Herbert Woodberry (1745–1809) was an American privateer from Beverly, Massachusetts who was in command of the Brigantine Hope (60 tons, 6 guns) in the Raid on Lunenburg (1782). Woodberry and his crew also have the rare distinction of being captured by the British only to escape and then recapture their own ship and seize their captors.

== Career ==
In 1780, Woodberry was commissioned master of a brigantine, Fanny, with 6 guns, 15 men, and a letter of marque. On May 28, 1781, Fanny was captured by H.B.M. Providence.

Woodberry took command of the MA Hope on May 28, 1782.
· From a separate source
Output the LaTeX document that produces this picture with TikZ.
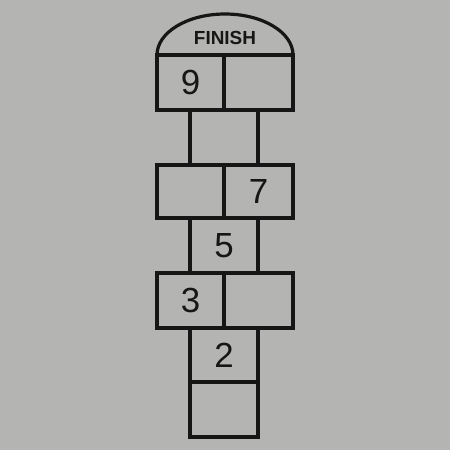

On June 30, 1782, Woodbury, commanding the Brigantine MA Hope, was involved in gathering intelligence in Chester, Nova Scotia. The following day he was involved in the Raid on Lunenburg.

On September 25, 1782, Woodbury was cruising off the coast of Newfoundland and the Hope (35 men) was taken by the Nova Scotia privateer Prince Edward (160 tons, 16 guns, 60 men), under the command of Captain Simmonds. (The Prince Edward was formerly the American privateer the Wilkes from Gloucester that had been captured and renamed by the British.) The Hero crew was brought on board the Nova Scotian privateer. Prince Edward led the Hope into Chateau Bay, Labrador. While in port the Captains went fishing and the crew of the Hero overtook the crew of the Prince Edward. Upon the commander's return from fishing, Commander Simmonds was taken prisoner. The prisoners were let go but the Prince Edward was taken back to the Beverly and was sold at auction.